> **What the task asks**: Locate the string "source" in the listing below. Copy every line where it is found.

[BEGIN Data excerpt]

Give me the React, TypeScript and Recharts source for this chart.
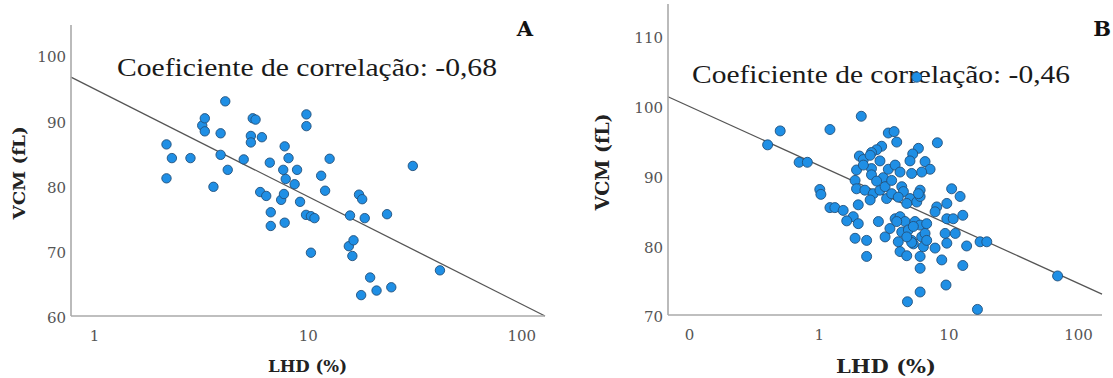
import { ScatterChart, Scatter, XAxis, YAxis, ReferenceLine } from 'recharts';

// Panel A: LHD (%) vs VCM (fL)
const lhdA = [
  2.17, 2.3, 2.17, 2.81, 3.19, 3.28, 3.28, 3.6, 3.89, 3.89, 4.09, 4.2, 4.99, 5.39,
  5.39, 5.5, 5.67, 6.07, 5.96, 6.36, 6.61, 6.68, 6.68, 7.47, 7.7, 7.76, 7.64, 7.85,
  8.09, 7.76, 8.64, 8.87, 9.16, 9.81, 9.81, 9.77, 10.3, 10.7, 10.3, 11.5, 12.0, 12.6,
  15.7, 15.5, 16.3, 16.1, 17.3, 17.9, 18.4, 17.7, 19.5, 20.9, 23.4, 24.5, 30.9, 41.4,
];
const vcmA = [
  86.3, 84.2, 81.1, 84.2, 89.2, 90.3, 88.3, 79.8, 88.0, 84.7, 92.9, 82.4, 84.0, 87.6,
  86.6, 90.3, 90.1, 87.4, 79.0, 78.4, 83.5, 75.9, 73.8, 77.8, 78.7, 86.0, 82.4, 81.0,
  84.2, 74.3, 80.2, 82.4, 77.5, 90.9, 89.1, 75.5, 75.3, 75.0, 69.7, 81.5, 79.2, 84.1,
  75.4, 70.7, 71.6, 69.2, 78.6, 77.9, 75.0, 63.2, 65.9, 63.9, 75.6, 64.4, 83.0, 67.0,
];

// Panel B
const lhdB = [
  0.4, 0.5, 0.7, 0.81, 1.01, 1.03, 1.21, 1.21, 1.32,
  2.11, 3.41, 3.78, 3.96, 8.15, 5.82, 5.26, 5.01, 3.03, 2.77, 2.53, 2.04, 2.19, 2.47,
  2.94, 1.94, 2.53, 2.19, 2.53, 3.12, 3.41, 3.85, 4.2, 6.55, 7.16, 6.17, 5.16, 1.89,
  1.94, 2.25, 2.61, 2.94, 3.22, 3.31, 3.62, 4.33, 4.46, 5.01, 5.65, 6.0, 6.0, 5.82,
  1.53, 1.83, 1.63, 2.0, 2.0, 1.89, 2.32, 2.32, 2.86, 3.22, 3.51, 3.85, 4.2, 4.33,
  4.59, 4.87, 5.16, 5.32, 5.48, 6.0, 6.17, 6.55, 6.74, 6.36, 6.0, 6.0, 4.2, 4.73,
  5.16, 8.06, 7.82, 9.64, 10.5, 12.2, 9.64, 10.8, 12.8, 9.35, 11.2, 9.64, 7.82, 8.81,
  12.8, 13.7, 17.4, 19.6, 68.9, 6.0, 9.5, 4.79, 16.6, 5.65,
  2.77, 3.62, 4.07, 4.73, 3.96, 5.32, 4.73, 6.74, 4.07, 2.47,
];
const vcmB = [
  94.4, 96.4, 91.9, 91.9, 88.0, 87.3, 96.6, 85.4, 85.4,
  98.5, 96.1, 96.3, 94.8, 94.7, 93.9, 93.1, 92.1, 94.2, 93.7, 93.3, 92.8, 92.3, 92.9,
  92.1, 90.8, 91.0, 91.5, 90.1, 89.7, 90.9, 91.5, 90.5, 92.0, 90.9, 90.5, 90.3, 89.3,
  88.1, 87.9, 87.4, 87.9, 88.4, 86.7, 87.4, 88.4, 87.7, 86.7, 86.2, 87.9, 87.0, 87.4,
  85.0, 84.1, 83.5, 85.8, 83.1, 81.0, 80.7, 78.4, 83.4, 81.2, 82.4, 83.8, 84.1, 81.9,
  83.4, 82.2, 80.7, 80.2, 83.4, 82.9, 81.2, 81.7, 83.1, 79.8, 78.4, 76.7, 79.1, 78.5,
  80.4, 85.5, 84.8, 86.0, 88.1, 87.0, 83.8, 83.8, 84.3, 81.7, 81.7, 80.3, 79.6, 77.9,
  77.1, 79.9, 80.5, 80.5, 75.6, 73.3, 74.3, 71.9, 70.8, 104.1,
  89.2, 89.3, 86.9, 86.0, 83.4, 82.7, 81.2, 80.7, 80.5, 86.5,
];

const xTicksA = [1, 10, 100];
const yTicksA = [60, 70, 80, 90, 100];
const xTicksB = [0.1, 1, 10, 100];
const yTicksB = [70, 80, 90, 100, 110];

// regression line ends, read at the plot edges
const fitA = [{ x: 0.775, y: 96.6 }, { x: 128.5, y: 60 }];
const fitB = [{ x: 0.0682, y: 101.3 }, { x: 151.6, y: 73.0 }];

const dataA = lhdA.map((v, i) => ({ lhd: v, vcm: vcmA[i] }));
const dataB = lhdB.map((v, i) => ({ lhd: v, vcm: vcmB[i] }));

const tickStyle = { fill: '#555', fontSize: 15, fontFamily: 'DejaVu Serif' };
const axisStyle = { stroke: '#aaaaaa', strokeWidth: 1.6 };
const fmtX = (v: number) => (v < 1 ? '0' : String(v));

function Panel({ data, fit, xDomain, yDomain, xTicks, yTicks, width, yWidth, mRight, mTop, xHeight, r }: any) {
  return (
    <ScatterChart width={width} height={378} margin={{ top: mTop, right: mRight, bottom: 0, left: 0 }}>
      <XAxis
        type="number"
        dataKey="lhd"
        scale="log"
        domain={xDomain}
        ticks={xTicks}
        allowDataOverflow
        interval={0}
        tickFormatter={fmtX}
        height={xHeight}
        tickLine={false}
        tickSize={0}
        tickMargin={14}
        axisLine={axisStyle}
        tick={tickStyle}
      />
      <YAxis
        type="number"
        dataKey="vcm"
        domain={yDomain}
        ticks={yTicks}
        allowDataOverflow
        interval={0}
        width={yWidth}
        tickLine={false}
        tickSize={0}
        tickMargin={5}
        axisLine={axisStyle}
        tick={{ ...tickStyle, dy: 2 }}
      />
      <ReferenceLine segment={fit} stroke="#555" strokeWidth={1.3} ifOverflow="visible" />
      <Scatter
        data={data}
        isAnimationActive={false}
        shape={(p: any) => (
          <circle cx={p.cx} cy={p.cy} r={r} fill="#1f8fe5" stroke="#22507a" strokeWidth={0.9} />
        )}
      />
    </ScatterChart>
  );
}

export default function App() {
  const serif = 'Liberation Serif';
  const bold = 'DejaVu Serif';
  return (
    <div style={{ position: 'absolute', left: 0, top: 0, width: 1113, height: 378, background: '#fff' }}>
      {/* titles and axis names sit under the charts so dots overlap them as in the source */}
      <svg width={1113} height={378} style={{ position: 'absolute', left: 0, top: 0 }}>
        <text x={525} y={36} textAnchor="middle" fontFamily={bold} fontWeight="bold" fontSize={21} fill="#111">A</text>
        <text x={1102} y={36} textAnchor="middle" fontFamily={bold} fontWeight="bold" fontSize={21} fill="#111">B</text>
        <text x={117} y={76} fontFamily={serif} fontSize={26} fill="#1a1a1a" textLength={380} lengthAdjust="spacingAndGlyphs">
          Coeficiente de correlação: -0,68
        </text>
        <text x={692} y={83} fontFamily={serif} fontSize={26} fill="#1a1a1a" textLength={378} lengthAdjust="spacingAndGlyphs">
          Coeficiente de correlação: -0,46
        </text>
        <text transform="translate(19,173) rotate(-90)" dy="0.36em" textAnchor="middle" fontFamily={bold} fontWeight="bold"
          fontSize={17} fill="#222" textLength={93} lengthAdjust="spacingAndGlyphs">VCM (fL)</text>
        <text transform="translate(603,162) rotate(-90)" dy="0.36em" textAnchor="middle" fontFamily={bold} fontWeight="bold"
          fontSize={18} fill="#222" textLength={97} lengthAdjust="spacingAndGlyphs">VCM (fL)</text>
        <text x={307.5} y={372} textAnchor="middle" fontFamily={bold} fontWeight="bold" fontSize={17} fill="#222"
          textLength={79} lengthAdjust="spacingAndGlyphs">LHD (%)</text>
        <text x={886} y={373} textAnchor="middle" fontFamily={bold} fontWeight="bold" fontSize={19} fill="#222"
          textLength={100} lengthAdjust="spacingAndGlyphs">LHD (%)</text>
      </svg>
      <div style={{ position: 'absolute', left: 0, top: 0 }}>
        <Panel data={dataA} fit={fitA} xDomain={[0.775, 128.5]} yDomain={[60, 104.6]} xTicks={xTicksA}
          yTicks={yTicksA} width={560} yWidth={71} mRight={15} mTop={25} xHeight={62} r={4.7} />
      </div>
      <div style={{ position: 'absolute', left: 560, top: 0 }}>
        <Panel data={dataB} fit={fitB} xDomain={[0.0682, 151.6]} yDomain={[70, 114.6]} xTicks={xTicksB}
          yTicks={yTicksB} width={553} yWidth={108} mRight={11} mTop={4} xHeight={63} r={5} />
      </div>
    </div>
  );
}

[END Data excerpt]

> **Solution to this problem**:
Give me the React, TypeScript and Recharts source for this chart.
      {/* titles and axis names sit under the charts so dots overlap them as in the source */}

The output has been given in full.